Stored data entries
= = = = = = =

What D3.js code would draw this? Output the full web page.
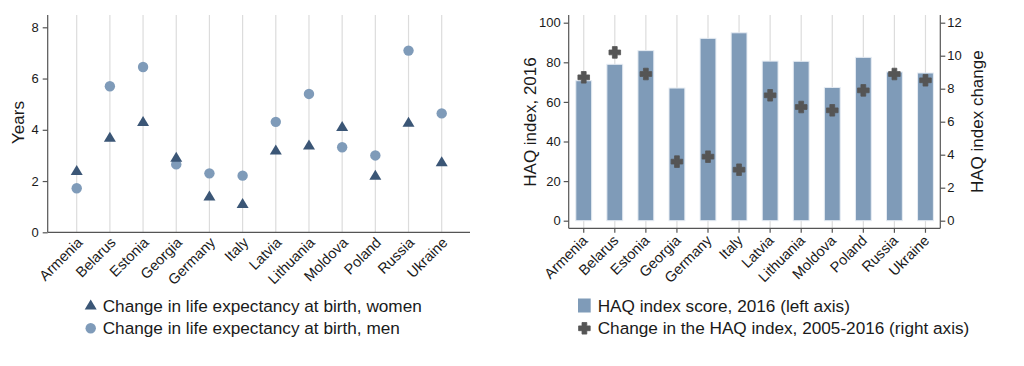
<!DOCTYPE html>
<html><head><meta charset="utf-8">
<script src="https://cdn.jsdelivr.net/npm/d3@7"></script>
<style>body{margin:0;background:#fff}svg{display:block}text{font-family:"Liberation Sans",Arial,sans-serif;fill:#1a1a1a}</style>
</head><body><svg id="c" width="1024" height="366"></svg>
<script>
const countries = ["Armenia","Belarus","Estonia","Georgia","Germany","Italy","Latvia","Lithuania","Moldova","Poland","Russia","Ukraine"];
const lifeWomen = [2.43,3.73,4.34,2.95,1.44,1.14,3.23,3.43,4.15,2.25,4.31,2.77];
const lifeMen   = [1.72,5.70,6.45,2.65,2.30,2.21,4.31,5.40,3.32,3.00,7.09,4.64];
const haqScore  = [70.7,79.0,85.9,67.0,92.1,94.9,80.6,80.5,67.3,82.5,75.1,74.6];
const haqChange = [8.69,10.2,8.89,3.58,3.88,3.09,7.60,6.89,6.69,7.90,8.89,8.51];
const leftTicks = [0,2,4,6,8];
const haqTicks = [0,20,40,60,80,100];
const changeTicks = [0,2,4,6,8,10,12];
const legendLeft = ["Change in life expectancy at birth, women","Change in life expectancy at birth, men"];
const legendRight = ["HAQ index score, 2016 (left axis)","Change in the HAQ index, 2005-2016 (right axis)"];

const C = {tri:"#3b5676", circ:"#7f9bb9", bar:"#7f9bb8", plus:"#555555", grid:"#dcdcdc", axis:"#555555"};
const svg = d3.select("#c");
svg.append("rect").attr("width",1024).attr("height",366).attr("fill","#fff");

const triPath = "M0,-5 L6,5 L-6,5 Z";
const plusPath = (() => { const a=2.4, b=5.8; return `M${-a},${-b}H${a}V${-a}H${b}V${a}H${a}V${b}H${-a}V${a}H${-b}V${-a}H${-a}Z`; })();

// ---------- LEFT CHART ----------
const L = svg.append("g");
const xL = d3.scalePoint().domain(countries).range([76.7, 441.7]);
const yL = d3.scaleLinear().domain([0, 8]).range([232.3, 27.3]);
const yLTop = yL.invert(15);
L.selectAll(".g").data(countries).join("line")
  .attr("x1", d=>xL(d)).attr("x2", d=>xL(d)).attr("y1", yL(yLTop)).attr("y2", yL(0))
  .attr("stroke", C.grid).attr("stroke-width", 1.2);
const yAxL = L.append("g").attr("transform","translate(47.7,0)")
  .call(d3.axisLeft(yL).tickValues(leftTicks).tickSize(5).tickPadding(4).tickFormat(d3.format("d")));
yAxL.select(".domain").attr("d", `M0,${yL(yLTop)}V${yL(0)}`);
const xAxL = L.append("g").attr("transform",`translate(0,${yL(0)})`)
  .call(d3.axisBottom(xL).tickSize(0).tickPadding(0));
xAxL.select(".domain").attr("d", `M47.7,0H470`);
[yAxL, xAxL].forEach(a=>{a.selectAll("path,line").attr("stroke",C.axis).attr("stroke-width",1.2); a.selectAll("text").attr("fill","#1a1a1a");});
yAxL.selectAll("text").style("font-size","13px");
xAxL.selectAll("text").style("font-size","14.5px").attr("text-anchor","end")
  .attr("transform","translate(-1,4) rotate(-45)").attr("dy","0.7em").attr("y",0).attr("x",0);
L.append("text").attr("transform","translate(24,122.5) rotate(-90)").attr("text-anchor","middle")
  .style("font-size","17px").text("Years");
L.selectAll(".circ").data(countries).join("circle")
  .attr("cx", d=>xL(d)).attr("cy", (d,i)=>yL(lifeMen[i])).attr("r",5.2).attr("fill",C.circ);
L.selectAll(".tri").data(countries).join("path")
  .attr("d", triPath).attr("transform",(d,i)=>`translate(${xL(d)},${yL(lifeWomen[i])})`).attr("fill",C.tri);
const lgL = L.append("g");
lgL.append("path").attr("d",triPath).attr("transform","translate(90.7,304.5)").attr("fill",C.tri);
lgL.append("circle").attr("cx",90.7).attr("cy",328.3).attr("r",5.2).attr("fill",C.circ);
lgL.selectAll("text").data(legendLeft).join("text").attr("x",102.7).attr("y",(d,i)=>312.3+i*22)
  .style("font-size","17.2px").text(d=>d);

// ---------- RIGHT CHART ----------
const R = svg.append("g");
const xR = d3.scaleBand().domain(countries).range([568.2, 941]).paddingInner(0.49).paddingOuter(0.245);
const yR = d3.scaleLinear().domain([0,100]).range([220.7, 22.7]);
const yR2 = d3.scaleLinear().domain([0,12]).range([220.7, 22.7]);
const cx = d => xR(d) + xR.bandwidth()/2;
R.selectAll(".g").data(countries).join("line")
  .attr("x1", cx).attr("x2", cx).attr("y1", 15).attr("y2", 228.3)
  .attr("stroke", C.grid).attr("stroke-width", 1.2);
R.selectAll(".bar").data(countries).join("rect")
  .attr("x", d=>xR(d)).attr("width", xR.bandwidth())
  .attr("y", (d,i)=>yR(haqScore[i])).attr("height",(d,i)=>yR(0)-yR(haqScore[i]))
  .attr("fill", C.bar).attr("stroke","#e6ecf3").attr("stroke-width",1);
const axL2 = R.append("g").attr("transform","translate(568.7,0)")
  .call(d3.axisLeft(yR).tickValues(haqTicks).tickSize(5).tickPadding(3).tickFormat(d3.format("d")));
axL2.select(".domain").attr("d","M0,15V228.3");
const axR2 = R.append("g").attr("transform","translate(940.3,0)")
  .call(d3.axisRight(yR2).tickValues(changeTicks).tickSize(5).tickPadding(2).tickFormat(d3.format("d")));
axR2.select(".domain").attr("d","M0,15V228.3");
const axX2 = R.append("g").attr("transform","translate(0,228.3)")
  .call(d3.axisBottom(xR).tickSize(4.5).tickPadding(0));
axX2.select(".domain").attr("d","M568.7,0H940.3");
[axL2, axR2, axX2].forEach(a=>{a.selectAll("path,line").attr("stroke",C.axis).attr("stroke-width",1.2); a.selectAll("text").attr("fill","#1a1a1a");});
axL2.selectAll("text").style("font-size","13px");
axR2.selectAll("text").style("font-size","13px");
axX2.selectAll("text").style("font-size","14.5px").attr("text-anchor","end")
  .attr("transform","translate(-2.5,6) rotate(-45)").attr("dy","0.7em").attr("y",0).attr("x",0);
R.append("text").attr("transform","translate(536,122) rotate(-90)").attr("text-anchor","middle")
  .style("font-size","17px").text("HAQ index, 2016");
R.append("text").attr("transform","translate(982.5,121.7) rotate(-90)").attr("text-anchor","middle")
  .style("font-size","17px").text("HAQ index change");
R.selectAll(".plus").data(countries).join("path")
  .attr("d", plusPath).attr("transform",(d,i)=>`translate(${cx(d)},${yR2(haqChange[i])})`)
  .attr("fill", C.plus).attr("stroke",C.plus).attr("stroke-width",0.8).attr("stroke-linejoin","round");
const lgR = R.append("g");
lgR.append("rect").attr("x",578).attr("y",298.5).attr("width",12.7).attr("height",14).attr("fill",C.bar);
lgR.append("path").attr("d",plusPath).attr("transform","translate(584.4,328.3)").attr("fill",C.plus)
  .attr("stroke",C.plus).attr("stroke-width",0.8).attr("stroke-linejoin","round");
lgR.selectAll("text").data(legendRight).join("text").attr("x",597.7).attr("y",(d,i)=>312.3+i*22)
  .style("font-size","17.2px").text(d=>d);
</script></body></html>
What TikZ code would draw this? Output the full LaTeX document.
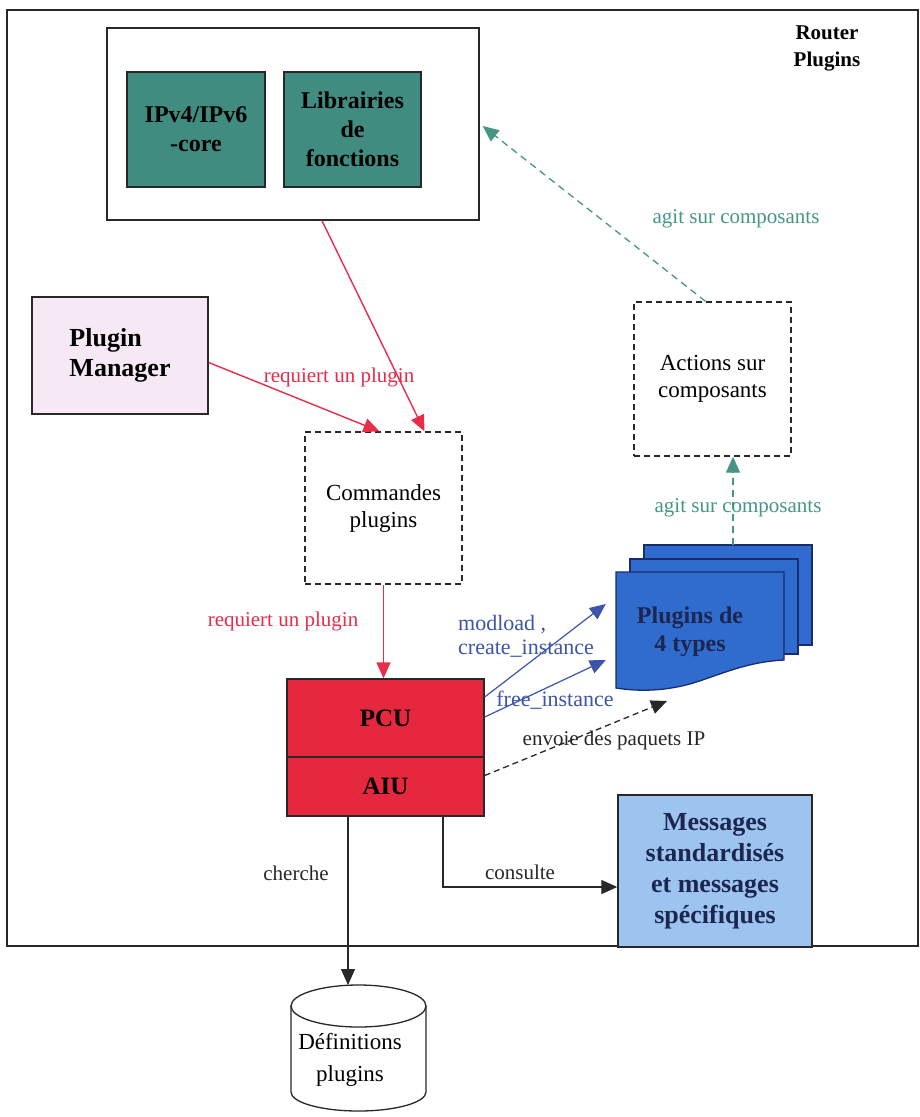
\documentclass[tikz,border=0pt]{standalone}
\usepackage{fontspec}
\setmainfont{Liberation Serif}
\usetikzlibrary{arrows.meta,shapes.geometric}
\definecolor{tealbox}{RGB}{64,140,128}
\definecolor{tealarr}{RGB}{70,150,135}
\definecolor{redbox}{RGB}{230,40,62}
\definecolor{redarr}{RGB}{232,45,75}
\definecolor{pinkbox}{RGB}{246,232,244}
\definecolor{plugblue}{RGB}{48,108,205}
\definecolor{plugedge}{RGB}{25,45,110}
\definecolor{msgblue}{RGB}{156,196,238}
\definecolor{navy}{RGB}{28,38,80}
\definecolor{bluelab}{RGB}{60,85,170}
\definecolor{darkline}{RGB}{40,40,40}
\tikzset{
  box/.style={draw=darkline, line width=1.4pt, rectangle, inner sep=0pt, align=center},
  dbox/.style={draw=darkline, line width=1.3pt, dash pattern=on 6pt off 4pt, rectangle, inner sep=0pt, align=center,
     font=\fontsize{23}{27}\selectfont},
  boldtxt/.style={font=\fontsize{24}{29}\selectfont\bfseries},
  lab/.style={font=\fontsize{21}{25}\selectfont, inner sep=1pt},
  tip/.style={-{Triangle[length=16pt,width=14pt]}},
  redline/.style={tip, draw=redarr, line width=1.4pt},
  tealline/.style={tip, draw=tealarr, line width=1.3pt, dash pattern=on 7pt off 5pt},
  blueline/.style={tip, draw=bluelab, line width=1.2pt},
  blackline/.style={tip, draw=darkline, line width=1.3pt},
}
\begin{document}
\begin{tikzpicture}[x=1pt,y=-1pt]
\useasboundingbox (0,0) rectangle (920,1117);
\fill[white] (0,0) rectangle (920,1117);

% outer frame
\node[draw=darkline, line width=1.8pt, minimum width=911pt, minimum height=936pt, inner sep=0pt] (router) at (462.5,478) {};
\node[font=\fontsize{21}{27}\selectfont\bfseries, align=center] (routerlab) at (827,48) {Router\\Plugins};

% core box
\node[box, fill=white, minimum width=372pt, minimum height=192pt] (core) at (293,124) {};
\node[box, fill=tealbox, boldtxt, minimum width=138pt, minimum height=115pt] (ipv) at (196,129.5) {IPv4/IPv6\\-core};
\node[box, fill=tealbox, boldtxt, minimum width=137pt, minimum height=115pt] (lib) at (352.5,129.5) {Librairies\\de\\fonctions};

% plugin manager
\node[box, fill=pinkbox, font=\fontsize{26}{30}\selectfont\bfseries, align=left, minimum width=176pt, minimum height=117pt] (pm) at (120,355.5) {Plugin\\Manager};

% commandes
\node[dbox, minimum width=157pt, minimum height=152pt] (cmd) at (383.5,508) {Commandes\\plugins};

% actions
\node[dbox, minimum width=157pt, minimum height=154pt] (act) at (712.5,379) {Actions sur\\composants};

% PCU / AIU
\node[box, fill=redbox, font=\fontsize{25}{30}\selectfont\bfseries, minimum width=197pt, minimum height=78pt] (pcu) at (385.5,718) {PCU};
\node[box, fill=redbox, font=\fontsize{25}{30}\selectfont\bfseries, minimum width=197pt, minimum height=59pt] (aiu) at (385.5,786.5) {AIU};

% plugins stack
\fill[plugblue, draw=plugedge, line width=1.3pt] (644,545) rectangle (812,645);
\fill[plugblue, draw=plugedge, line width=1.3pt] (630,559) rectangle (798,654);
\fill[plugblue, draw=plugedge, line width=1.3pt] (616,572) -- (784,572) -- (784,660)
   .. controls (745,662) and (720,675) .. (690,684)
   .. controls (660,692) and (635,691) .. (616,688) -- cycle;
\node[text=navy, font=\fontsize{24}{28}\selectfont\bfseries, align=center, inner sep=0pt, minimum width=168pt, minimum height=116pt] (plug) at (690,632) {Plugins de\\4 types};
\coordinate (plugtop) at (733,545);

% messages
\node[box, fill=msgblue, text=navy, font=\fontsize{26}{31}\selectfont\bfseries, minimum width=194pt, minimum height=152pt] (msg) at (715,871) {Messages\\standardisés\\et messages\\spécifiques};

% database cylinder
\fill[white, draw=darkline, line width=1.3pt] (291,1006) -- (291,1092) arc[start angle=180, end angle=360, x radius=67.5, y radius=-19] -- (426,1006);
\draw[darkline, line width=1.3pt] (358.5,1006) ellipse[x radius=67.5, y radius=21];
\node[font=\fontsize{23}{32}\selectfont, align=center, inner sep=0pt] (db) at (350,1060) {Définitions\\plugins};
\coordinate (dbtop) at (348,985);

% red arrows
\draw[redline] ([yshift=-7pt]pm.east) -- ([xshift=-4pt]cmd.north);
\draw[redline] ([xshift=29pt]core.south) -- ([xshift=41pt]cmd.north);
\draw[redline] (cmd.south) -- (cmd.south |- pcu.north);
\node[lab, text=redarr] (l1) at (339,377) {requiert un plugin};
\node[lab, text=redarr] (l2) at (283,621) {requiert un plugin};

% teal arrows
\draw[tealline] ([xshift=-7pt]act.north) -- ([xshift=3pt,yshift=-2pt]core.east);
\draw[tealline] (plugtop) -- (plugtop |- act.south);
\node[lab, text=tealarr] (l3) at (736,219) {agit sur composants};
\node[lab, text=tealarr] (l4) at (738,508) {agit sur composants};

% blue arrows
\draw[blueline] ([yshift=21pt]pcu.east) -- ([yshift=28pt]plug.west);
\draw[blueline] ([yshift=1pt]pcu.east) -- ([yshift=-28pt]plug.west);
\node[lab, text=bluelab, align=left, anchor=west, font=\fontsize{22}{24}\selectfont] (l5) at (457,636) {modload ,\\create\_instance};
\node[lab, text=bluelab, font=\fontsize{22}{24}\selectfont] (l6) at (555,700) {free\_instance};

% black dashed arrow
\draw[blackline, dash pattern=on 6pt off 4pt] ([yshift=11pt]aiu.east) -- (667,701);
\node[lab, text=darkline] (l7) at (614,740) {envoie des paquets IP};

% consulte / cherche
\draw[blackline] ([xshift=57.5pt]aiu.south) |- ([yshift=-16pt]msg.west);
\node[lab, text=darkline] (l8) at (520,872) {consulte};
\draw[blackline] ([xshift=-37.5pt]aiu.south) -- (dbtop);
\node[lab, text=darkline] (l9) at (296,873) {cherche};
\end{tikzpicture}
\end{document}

= = = = = = =

# [Problem details]
In the entries above, find the line that contains "What TikZ code" and the line that contains "width=157pt, minimum height=152pt]". Reproduce exactly those two lines and every line between them, but not the pictures.

# [Output for this task]
What TikZ code would draw this? Output the full LaTeX document.
\documentclass[tikz,border=0pt]{standalone}
\usepackage{fontspec}
\setmainfont{Liberation Serif}
\usetikzlibrary{arrows.meta,shapes.geometric}
\definecolor{tealbox}{RGB}{64,140,128}
\definecolor{tealarr}{RGB}{70,150,135}
\definecolor{redbox}{RGB}{230,40,62}
\definecolor{redarr}{RGB}{232,45,75}
\definecolor{pinkbox}{RGB}{246,232,244}
\definecolor{plugblue}{RGB}{48,108,205}
\definecolor{plugedge}{RGB}{25,45,110}
\definecolor{msgblue}{RGB}{156,196,238}
\definecolor{navy}{RGB}{28,38,80}
\definecolor{bluelab}{RGB}{60,85,170}
\definecolor{darkline}{RGB}{40,40,40}
\tikzset{
  box/.style={draw=darkline, line width=1.4pt, rectangle, inner sep=0pt, align=center},
  dbox/.style={draw=darkline, line width=1.3pt, dash pattern=on 6pt off 4pt, rectangle, inner sep=0pt, align=center,
     font=\fontsize{23}{27}\selectfont},
  boldtxt/.style={font=\fontsize{24}{29}\selectfont\bfseries},
  lab/.style={font=\fontsize{21}{25}\selectfont, inner sep=1pt},
  tip/.style={-{Triangle[length=16pt,width=14pt]}},
  redline/.style={tip, draw=redarr, line width=1.4pt},
  tealline/.style={tip, draw=tealarr, line width=1.3pt, dash pattern=on 7pt off 5pt},
  blueline/.style={tip, draw=bluelab, line width=1.2pt},
  blackline/.style={tip, draw=darkline, line width=1.3pt},
}
\begin{document}
\begin{tikzpicture}[x=1pt,y=-1pt]
\useasboundingbox (0,0) rectangle (920,1117);
\fill[white] (0,0) rectangle (920,1117);

% outer frame
\node[draw=darkline, line width=1.8pt, minimum width=911pt, minimum height=936pt, inner sep=0pt] (router) at (462.5,478) {};
\node[font=\fontsize{21}{27}\selectfont\bfseries, align=center] (routerlab) at (827,48) {Router\\Plugins};

% core box
\node[box, fill=white, minimum width=372pt, minimum height=192pt] (core) at (293,124) {};
\node[box, fill=tealbox, boldtxt, minimum width=138pt, minimum height=115pt] (ipv) at (196,129.5) {IPv4/IPv6\\-core};
\node[box, fill=tealbox, boldtxt, minimum width=137pt, minimum height=115pt] (lib) at (352.5,129.5) {Librairies\\de\\fonctions};

% plugin manager
\node[box, fill=pinkbox, font=\fontsize{26}{30}\selectfont\bfseries, align=left, minimum width=176pt, minimum height=117pt] (pm) at (120,355.5) {Plugin\\Manager};

% commandes
\node[dbox, minimum width=157pt, minimum height=152pt] (cmd) at (383.5,508) {Commandes\\plugins};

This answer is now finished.